My faith journey is quite a bit like sewing — a bit of perceived progress here, a bit of seam ripping there. Your comments to Sunday’s post about the “Novelist as God” have spurred me to once again consider what I believe and why. I’ll leave it to poor or rushed writing, but I absolutely did not mean to infer that I don’t believe in the Bible. For the first time in my life, I’m regularly reading the Bible and trying to understand the foundations of my faith. That said, I lead a life of social justice-fueled faith — one where everyone (and I mean everyone) is loved by Christ. Everyone is eligible for forgiveness. Everyone is expected to treat each other with kindness and great love in return. I am incredibly lucky to have found a church that promotes and supports this way of thinking.

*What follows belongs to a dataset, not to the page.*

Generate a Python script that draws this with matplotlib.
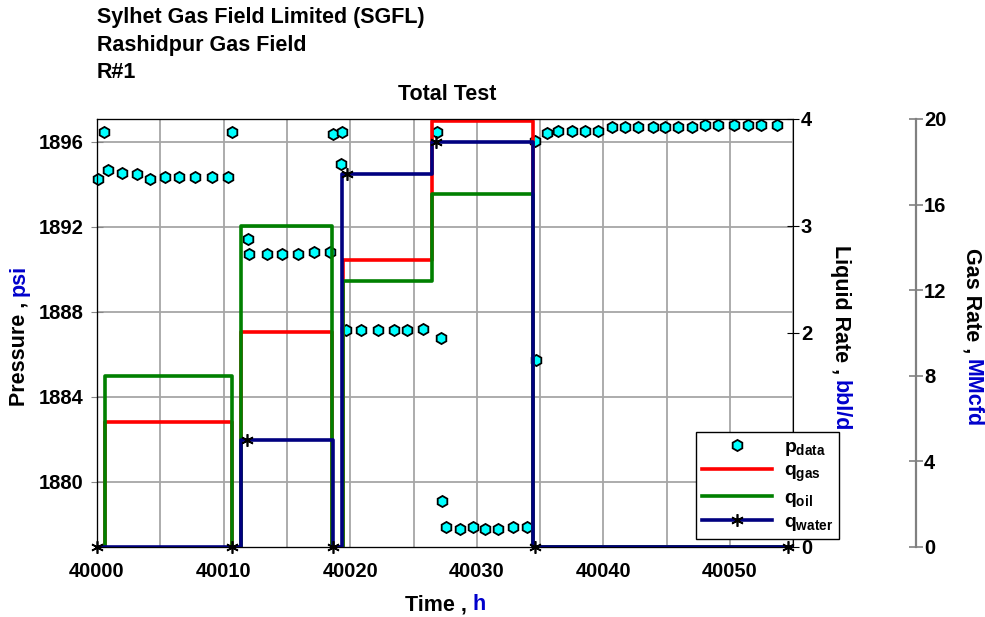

So, when the authors of the Bible say that I’m not equal, I bristle. One commenter astutely said the Bible isn’t politically correct. So true. The politics of the time were completely different. Can you imagine sharing your husband with your sister and raising your children together in one giant tent of disharmony? Leah and Rachel did, loving and envying each other their entire lives. Or sacrificing your first-born? Or wandering the desert for 40 years? (How about 40 minutes? I think I’d be exhausted.)

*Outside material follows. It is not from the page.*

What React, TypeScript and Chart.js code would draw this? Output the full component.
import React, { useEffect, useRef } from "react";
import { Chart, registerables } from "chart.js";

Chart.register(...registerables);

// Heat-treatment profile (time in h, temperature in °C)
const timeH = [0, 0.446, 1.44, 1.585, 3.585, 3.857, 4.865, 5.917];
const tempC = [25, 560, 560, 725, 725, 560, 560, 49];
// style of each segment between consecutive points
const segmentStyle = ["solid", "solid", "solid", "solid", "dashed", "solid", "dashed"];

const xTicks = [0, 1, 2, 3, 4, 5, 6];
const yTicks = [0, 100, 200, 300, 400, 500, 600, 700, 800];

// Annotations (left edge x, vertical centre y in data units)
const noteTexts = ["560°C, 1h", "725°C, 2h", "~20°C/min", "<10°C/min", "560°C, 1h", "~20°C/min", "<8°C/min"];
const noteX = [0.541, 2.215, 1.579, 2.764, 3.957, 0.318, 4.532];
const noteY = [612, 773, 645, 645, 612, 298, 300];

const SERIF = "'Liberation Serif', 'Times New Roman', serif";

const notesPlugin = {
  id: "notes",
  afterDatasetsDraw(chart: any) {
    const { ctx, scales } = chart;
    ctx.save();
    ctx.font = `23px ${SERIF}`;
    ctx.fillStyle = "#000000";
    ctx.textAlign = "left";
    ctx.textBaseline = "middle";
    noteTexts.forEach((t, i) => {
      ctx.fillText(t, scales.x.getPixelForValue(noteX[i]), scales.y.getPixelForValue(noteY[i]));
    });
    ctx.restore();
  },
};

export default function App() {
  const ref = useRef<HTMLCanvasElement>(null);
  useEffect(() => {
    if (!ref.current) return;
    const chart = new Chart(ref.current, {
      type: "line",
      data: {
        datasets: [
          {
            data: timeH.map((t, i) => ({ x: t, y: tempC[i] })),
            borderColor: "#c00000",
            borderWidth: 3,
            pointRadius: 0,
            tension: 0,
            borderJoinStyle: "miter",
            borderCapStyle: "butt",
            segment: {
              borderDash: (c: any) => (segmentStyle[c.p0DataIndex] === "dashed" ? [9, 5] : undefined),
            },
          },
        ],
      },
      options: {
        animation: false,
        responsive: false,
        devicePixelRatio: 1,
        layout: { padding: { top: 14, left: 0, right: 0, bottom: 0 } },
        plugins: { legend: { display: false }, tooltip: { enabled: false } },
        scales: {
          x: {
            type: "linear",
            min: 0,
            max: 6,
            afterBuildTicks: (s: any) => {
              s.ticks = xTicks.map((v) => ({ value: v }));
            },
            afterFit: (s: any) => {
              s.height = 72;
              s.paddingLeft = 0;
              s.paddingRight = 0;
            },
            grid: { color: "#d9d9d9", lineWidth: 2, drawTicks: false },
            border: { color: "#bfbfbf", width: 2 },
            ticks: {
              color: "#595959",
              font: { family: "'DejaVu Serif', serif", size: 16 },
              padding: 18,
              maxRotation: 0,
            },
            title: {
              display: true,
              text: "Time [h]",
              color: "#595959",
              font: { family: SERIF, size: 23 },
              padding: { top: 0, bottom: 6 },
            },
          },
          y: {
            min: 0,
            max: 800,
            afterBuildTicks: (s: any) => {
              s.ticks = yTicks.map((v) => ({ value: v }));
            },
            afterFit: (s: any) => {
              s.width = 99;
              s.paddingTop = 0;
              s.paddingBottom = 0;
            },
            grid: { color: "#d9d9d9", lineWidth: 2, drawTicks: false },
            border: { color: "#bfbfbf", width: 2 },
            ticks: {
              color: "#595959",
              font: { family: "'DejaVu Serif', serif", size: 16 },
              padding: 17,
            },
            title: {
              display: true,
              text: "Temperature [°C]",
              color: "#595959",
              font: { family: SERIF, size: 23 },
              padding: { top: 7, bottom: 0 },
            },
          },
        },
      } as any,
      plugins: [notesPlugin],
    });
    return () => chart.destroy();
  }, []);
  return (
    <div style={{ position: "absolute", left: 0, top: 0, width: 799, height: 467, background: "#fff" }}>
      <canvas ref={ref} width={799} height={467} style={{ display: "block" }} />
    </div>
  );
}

The truth is, my view of the Bible is no more right or wrong than anyone else’s. Faith is completely personal and my relationship with God is too. There are several tenants of faith I’m currently working on, including humility (not my strong suit), obedience (ever tried fasting? Not easy.) and not being judgmental. I’ve got a long way to go but I’ve yet to meet anyone who had it entirely figured out. That’s the beauty of this journey — it’s never-ending. We get to keep searching for understanding and meaning in a relationship with God as long as we are willing. It’s like one of those around-the-world plane tickets that never expires. Each new arrival is a land of exotic appeal with both happy and sad lessons to be learned.
Books that have changed and encouraged my view of faith include: “The Red Tent,” “Lamb,” “The Alchemist,” “Love in the Time of Cholera,” “The Poisonwood Bible,” “Blue like Jazz,” and what I’m currently reading, “The Irresistible Revolution.” I’ve got “Velvet Elvis” sitting on my nightstand ready for the next read. (And while we are talking about media and things I need to change? Oh, this move to cable is slowly sucking my brain dry. I can actually tell you quite a bit about the Kardashian sisters and why I like them. Time. To. Unplug.)